▶ [What is asked]: Scan the records below for the line containing "Write the React, TypeScript" and the line containing "33000, 36000, 40000];". Copy both, plus every line between, exactly.

▶ [Dataset content]:
○ ○ ○

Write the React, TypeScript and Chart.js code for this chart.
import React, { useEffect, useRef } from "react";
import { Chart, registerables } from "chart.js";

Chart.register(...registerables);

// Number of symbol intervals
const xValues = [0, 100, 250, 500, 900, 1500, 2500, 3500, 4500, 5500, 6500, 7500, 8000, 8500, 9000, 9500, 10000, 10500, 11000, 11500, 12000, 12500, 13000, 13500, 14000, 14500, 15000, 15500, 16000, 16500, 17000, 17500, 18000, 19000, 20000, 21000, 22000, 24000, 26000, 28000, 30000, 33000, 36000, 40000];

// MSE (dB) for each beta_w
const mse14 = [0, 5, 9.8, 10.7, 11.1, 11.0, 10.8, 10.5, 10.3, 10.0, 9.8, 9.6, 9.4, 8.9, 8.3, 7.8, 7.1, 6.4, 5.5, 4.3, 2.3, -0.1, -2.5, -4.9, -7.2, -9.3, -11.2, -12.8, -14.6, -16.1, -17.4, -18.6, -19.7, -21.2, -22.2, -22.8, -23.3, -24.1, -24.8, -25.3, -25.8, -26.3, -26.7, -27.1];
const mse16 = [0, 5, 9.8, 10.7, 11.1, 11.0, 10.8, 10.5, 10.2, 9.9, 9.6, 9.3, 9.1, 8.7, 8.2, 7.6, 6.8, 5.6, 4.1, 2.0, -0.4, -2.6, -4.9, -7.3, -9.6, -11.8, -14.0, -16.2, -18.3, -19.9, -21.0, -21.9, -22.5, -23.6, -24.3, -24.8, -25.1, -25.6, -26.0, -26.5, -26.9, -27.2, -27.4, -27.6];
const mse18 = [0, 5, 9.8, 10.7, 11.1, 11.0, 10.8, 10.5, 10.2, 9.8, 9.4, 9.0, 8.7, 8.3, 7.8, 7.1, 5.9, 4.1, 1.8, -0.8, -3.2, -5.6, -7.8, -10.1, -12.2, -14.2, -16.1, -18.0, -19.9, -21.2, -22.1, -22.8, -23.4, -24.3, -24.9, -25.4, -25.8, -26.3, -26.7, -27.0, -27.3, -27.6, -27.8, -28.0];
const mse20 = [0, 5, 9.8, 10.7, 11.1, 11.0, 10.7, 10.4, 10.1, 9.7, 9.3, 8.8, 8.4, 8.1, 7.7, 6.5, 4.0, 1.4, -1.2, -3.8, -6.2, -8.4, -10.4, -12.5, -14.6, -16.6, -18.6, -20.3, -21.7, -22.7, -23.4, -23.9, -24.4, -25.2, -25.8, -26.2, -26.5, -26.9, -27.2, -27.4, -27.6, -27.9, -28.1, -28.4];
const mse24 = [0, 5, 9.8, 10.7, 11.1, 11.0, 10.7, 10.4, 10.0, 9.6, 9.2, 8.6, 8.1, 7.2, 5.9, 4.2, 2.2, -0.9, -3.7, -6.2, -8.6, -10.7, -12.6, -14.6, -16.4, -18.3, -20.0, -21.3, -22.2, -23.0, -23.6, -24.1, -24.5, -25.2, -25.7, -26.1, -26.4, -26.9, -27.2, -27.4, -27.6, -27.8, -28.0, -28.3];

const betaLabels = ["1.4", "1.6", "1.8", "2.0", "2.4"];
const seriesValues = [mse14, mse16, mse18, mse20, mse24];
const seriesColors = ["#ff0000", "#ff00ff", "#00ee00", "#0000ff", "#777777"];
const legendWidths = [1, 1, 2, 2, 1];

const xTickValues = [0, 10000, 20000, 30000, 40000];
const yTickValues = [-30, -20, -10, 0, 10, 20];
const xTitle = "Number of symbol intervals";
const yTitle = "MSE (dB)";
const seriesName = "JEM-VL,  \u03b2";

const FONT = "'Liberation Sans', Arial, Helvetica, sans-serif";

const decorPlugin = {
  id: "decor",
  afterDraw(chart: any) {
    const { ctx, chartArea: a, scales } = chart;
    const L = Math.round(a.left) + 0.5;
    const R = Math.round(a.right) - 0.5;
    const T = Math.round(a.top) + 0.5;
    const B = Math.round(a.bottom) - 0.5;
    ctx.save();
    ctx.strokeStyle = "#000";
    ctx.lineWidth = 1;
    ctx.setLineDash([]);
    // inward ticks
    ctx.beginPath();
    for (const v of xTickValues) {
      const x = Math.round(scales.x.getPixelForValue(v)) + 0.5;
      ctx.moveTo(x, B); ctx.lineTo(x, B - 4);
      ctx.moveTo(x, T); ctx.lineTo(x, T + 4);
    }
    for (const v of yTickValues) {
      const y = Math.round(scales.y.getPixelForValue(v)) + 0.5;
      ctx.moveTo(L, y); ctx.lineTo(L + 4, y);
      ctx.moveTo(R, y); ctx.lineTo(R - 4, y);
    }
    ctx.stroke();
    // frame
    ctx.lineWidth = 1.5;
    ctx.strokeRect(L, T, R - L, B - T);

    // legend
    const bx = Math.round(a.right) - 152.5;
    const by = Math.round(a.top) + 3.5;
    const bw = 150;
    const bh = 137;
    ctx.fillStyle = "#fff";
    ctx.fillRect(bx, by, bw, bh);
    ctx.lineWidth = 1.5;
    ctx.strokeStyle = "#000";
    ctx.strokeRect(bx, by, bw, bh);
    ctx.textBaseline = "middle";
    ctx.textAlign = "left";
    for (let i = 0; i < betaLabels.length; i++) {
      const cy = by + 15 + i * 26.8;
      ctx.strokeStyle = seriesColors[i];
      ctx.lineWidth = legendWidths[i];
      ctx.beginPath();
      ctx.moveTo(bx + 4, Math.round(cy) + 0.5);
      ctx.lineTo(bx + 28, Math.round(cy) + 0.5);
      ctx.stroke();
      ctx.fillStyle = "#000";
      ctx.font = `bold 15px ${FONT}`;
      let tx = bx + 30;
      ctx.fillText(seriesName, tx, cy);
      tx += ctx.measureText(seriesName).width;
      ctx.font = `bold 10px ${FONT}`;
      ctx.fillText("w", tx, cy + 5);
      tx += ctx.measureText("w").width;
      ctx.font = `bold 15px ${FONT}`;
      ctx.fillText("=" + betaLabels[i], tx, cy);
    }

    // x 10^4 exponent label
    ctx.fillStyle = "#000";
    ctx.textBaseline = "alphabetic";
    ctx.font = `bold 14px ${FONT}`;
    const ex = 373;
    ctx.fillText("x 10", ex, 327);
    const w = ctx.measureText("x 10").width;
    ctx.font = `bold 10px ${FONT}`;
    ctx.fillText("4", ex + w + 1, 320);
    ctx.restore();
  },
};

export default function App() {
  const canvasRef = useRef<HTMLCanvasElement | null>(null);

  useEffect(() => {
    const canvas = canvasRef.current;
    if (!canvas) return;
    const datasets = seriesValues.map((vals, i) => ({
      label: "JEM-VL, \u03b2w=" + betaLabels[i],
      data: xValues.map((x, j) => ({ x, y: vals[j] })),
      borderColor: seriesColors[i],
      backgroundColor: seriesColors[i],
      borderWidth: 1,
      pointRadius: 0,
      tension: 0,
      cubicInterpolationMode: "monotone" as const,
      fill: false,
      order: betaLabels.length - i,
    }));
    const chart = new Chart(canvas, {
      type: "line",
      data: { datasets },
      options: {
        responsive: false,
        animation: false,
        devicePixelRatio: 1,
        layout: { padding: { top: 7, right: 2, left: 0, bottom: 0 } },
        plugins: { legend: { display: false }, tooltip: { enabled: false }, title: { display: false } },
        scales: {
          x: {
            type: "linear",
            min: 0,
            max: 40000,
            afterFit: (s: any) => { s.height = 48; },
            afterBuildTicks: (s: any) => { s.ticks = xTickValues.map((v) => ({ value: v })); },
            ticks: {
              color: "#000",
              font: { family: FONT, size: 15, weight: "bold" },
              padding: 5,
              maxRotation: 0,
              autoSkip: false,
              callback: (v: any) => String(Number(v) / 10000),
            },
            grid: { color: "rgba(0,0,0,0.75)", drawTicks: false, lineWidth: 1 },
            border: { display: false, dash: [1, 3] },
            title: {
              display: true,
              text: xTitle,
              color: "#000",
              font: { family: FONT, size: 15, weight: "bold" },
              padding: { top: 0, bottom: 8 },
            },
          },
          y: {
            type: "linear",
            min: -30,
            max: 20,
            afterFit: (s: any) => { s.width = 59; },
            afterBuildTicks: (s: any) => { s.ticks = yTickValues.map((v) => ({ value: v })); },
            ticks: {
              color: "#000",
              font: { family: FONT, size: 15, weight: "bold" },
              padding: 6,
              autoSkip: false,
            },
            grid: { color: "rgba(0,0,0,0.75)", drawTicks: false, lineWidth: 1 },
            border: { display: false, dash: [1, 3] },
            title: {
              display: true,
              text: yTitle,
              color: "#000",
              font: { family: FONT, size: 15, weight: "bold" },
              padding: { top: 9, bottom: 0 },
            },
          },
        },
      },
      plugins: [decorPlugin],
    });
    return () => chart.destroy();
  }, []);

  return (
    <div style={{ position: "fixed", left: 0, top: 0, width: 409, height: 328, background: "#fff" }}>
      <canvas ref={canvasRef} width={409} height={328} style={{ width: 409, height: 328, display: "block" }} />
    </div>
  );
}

○ ○ ○

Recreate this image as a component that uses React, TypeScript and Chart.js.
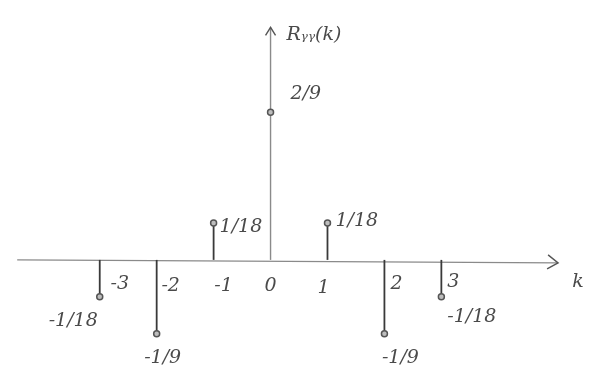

○ ○ ○

▶ [Written answer]:
Write the React, TypeScript and Chart.js code for this chart.
import React, { useEffect, useRef } from "react";
import { Chart, registerables } from "chart.js";

Chart.register(...registerables);

// Number of symbol intervals
const xValues = [0, 100, 250, 500, 900, 1500, 2500, 3500, 4500, 5500, 6500, 7500, 8000, 8500, 9000, 9500, 10000, 10500, 11000, 11500, 12000, 12500, 13000, 13500, 14000, 14500, 15000, 15500, 16000, 16500, 17000, 17500, 18000, 19000, 20000, 21000, 22000, 24000, 26000, 28000, 30000, 33000, 36000, 40000];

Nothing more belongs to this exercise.